Add MIGraphX execution mode for AMD GPUs#2
Conversation
VBx EM iterations now use f64 throughout (gamma, pi, inv_l, alpha, log_p) matching pyannote's numpy default precision. Previously f32 accumulated errors over 20 iterations, producing slightly different gamma weights and therefore different centroids and speaker assignment boundaries. Also replaces NEG_INFINITY masking for inactive speakers with min_score - 1, matching pyannote's constrained_argmax behavior.

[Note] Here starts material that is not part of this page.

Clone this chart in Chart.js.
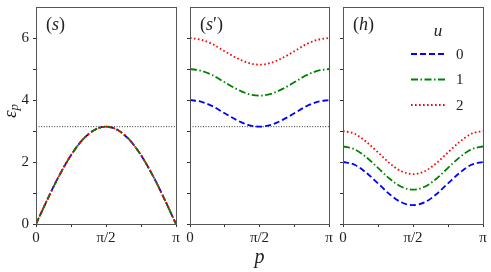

PLDA transform now computes eigendecomposition and all matrix ops in f64, matching pyannote's numpy precision. Parameters stored as f64 internally, output cast to f32 for downstream. Adds tracing crate with debug/trace level logging for clustering pipeline (AHC, VBx, centroids, assignments). Investigation found speakrs CPU matches pyannote CPU exactly on all VoxConverse files. The 14.9% vs 14.0% DER gap is from CoreML native embedding model (FP16) producing slightly different vectors on 1/10 files, causing VBx to find 2 speakers instead of 3 on that file.
Remove SPEAKRS_PROFILE env-var gated Instant timing from pipeline.rs in favor of structured tracing::info! logs. Drop overstated "exact parity" / "matches pyannote exactly" claims from inline comments — the algorithm matches but GPU floating-point is non-deterministic.
Clarify bit-exact status: CPU/CUDA match pyannote exactly, CoreML GPU diverges slightly due to floating-point non-determinism. Add DER table from VoxConverse dev set evaluation (14.0% CPU, 14.9% CoreML) with explanation of the CoreML gap.
Benchmarked pyannote-rs on all 216 VoxConverse dev files: - speakrs CoreML: 11.5% DER on the 33 files where pyannote-rs produces output - pyannote-rs: 80.2% DER on those same files (34.9% missed, 37.9% confusion) - pyannote-rs produces 0 segments on 183/216 files Expanded architecture comparison table with verified details from reading pyannote-rs source: raw argmax segmentation, no aggregation, no binarization, cosine 0.5 threshold clustering, CAM++ embeddings. Documented that pyannote-rs README claims ResNet34-LM but their build docs and GitHub release only ship CAM++ (no ONNX export of ResNet34-LM exists on HuggingFace).
Rewrite and clarify README copy, add a Table of Contents, and surface contributing instructions. Key changes: - Rephrased project intro and pipeline description for clarity. - Added a Table of Contents and minor wording/grammar fixes throughout. - Clarified execution-mode differences (coreml-lite tradeoffs, benchmark phrasing). - Explained GPU non-determinism and CoreML vs MPS differences more clearly. - Clarified model download/dev instructions and library usage examples. - Reworded the "Why Not pyannote-rs?" section and expanded notes about pyannote-rs benchmarks and model packaging. - Added a pointer to CONTRIBUTING.md for local setup and tests.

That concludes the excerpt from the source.